-- Begin --

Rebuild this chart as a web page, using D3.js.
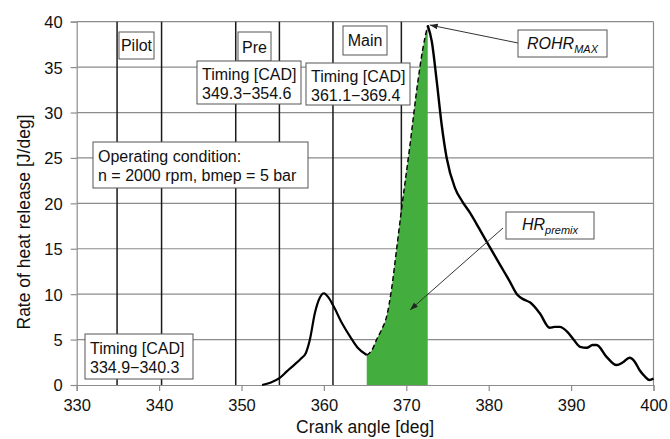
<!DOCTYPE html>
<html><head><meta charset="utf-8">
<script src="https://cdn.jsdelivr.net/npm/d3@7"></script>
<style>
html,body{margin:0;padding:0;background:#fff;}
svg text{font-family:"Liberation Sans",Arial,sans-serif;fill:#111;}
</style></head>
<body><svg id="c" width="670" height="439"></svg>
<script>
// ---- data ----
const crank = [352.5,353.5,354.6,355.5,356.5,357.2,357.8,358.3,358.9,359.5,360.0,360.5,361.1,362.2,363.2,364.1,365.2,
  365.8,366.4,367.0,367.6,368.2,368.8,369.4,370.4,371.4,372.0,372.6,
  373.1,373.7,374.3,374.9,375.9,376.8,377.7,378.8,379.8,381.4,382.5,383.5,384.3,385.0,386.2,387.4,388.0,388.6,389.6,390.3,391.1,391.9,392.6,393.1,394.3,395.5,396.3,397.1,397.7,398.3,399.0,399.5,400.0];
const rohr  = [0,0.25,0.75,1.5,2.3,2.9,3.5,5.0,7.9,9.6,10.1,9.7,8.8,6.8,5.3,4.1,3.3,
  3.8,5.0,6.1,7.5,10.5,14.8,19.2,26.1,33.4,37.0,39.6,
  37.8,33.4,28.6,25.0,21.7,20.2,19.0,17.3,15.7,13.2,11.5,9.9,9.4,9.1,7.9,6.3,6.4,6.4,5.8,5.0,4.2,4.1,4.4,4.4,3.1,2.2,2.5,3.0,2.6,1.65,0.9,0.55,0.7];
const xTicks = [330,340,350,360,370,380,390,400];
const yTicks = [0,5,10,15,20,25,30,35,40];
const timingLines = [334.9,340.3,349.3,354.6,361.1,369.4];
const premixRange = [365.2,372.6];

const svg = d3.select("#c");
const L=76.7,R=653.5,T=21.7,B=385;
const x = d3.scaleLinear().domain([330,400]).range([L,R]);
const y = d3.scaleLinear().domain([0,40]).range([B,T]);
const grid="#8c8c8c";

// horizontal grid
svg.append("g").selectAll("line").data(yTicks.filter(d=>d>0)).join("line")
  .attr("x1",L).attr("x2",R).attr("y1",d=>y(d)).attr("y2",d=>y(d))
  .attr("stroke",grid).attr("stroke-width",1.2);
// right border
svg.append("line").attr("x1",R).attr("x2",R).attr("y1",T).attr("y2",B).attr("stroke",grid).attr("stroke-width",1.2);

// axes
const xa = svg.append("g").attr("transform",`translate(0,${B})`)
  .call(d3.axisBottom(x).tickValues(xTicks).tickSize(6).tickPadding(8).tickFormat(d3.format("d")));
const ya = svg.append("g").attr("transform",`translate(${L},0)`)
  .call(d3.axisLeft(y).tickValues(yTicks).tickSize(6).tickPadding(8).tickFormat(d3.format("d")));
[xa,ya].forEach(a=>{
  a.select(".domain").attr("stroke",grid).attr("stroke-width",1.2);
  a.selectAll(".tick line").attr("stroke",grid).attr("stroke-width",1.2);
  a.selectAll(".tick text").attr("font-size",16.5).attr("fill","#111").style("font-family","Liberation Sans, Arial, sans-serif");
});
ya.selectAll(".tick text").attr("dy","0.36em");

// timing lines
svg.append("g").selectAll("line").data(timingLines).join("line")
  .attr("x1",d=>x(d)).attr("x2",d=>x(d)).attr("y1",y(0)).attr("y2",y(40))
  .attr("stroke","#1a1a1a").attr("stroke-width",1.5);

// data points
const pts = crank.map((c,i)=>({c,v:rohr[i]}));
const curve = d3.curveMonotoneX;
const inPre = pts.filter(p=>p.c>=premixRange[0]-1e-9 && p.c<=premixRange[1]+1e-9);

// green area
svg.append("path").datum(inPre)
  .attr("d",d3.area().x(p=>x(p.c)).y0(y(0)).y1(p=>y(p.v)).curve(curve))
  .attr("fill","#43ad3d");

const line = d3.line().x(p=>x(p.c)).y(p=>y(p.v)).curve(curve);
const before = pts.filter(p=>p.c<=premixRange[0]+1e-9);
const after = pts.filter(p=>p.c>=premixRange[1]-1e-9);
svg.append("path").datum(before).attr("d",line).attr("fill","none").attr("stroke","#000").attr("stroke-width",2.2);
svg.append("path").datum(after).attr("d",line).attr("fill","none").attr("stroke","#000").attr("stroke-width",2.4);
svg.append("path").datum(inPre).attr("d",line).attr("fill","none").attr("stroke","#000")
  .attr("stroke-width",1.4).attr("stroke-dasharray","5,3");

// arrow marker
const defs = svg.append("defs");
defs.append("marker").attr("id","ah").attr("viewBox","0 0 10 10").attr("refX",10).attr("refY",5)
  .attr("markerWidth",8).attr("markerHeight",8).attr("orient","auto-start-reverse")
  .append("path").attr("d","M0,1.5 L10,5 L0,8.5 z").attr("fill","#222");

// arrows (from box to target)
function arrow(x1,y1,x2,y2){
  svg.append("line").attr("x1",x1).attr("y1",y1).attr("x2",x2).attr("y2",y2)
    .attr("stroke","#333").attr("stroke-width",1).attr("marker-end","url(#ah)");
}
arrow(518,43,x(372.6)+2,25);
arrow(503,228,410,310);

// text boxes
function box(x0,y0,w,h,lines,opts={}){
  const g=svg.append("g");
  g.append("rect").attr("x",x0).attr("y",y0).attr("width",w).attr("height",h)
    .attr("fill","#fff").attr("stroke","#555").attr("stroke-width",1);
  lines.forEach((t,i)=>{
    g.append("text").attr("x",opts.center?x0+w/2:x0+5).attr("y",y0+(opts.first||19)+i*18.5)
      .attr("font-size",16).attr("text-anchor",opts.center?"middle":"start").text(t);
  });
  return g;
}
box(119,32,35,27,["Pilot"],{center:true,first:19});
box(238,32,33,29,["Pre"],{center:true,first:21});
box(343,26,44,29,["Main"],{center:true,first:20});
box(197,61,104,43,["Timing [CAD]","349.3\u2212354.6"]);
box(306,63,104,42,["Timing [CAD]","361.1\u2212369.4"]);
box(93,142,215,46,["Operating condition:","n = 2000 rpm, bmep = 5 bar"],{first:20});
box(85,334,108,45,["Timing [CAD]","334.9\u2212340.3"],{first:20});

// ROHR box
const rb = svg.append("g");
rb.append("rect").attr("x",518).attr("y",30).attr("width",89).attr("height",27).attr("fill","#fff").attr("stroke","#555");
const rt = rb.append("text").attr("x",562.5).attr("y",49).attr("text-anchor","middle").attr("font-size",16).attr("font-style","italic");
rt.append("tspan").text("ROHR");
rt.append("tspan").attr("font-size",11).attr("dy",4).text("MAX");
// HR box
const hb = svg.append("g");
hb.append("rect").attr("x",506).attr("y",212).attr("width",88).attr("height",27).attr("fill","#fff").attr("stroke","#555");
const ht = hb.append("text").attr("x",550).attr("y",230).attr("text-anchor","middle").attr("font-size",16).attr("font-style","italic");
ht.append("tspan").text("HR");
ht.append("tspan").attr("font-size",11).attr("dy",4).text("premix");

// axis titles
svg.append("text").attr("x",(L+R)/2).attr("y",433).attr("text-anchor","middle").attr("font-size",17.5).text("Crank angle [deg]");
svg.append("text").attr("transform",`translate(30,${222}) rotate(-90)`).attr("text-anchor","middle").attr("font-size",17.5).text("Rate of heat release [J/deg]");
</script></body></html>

-- End --

PROBLEM: Write down every line from the opening of the listing to the line with "const premixRange = [365.2,372.6];", both included, and nothing else; the pictures are omitted.

RESPONSE TO THE TASK:
Rebuild this chart as a web page, using D3.js.
<!DOCTYPE html>
<html><head><meta charset="utf-8">
<script src="https://cdn.jsdelivr.net/npm/d3@7"></script>
<style>
html,body{margin:0;padding:0;background:#fff;}
svg text{font-family:"Liberation Sans",Arial,sans-serif;fill:#111;}
</style></head>
<body><svg id="c" width="670" height="439"></svg>
<script>
// ---- data ----
const crank = [352.5,353.5,354.6,355.5,356.5,357.2,357.8,358.3,358.9,359.5,360.0,360.5,361.1,362.2,363.2,364.1,365.2,
  365.8,366.4,367.0,367.6,368.2,368.8,369.4,370.4,371.4,372.0,372.6,
  373.1,373.7,374.3,374.9,375.9,376.8,377.7,378.8,379.8,381.4,382.5,383.5,384.3,385.0,386.2,387.4,388.0,388.6,389.6,390.3,391.1,391.9,392.6,393.1,394.3,395.5,396.3,397.1,397.7,398.3,399.0,399.5,400.0];
const rohr  = [0,0.25,0.75,1.5,2.3,2.9,3.5,5.0,7.9,9.6,10.1,9.7,8.8,6.8,5.3,4.1,3.3,
  3.8,5.0,6.1,7.5,10.5,14.8,19.2,26.1,33.4,37.0,39.6,
  37.8,33.4,28.6,25.0,21.7,20.2,19.0,17.3,15.7,13.2,11.5,9.9,9.4,9.1,7.9,6.3,6.4,6.4,5.8,5.0,4.2,4.1,4.4,4.4,3.1,2.2,2.5,3.0,2.6,1.65,0.9,0.55,0.7];
const xTicks = [330,340,350,360,370,380,390,400];
const yTicks = [0,5,10,15,20,25,30,35,40];
const timingLines = [334.9,340.3,349.3,354.6,361.1,369.4];
const premixRange = [365.2,372.6];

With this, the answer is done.